Saturday 23 March 2019
The World's Most Horrifying Advertising Animals #12: Southern Comfort Gator (Wild Bill)
When I look back, I realise that quite a high proportion of my childhood nightmares would have been inspired by the huge advertising billboard which stood adjacent to my school and barraged my fragile young mind with no end of mind-bending imagery across the years, mostly promotions for drink and cigarettes, along with the occasional car ad featuring a scantily clad woman. This was back in the day where you were still allowed to advertise cigarettes using static images on billboards and in magazines but you weren't actually allowed to show anyone doing the dirty deed, resulting in a whole bunch of ads with some serious abstract shit going on. Beneath that slew of non-stop confusion was the message that cigarettes and alcohol were awesome and desirable, carefully positioned where flocks of children emerging fresh from the schoolyard couldn't possibly miss them. It's only with hindsight that I realise just how questionable the whole thing was.
One of the last ads I recall seeing on that billboard, before my tenure at that school came to a close, was an advert for Southern Comfort liqueur, featuring a burly-looking bloke sprawled across a porch with a gator in his arms, and the slogan, "Next door they used to have a poodle." Naive kid that I was, I assumed that the "they" from next door referred to man in the image, the implication being that he and his household had replaced their poodle with an alligator because drinking Southern Comfort had made them go a bit funny. Or maybe I knew all too well what had happened to that poodle next door and didn't like to acknowledge it. "What do you think became of the poodle?" I recall asking my mother, presumably in a desperate bid for reassurance. "Hmm, I think the alligator ate it," she said, dashing all of my illusions in one fell swoop. Oh jeez.
The gator ad was from the "Southerners Have Their Own Rules" campaign developed by Court Burkitt and Company in the mid-90s. I believe the idea was to take all of the negative stereotypes associated with people in the southern States and remodel them into something suggesting character, quirkiness and unapologetic individuality. So if you see a bedraggled-looking yokel wading through the wetlands and exclaiming, "When I'm not in the swamp, I'm in the lake! When, I'm not in the lake, I'm in the swamp!", it's to be taken as the mark of a free spirit, and not the kind of shadowy figure you want to keep paddling away from pronto the next time you and your friends are kayaking down the river. Still, the campaign had a decidedly warped flavour that ramped those eccentricities up to vaguely grotesque, even frightening degrees. After all, the clash of ideals in the implied showdown between alligator and poodle could hardly be starker - a poodle suggests daintiness, domestication and continental class, whereas a gator is the very epitome of formidable, untamed aggression. Thus, we have the championing of the demolition of niceties and social graces in favour letting your dark, brutish underbelly hang out without inhibition, which I suppose is an accurate enough summary of the effect that alcohol has upon the brain.

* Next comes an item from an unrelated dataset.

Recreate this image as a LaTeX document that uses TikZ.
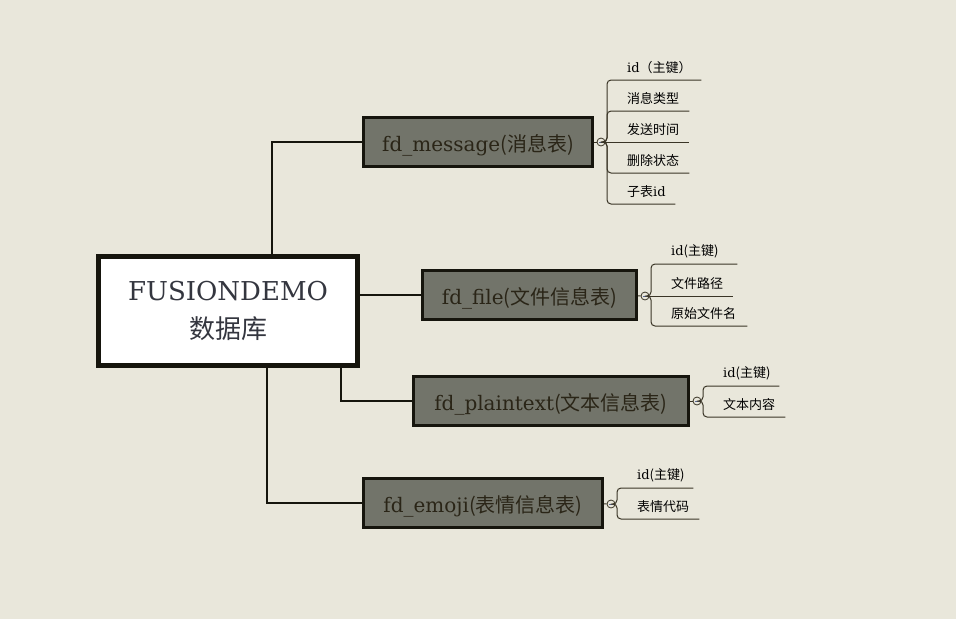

A TV ad followed in 1998, featuring more scenes of our eccentric southerner wrangling his unusual pet. The Hall of Advertising channel over on YouTube identifies this ad as "Wild Bill", and I'm going to assume that that's the name of the man, not the gator. The punchline of the TV ad is exactly the same as on the billboard, only the joke is expanded somewhat so that the gator's palate also encompasses such delicacies as hamsters, rabbits and fish (all pets commonly kept by children, I might note). The TV ad managed the impressive feat of being even more unsettling than its billboard counterpart, what with the eerie, isolated stillness that frames Bill's miniature monologue, and the semi-documentary style matched with the vaguely illusory qualities of the black and white visuals. Bill has the individuality aspect of the campaign down when he concedes that his reptilian chum is "not everybody's idea of a pet. But of course I'm not everybody." Thank Heaven for that, for Bill is clearly the neighbour from Hell, if he's willing to let his gator rampage all over the place and devour the other local pets. Anybody want to write a sequel about the day in which a disgruntled former poodle owner strolled into town dolled up in a pair of alligator-skin boots?